Впрочем, если дискуссию касательно карты Англии следует, безусловно», отнести на счет «банного» субстрата конференции, то многие другие тезисы в ходе обсуждения докладов Дубина и Рейтблата были выдвинуты совершенно всерьез. Рейтблат в докладе задался целью назвать источники приобретения литератором определенной репутации (сначала – салон или кружок, затем – влиятельный журнал); говорил докладчик и о внелитературных факторах как дополнительных рычагах формирования репутаций (были названы такие амплуа, идущие от реальных биографий сочинителей, как «купец», «поляк», «патриот» и проч.).

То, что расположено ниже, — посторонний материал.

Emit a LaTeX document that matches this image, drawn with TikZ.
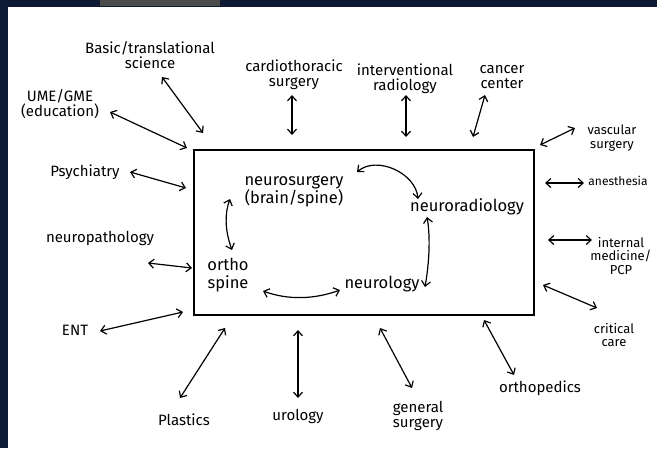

Из доклада, обладавшего своей весьма жесткой внутренней логикой и, казалось бы, куда более приближенного к конкретному материалу, чем доклад Дубина, вытекало, что с литературными репутациями XIX века все более или менее ясно; осталось разве что кое-где дополнить классификацию. Напротив, пафос всех тех, кто участвовал в обсуждении доклада, сводился, пожалуй, к напоминанию: сфера истории литературы и тем более механизм формирования литературных репутаций – объекты исследования, поддающиеся интерпретации, но не классификации. Опыт подсказывал каждому исследователю конкретной эпохи, что у литературной репутации могут быть источники глубоко индивидуальные, в текстах не зафиксированные (такие, например, как мужское обаяние и успех у женщин), и сведение этих многообразных случаев в систему никаких эвристических приобретений нам не сулит.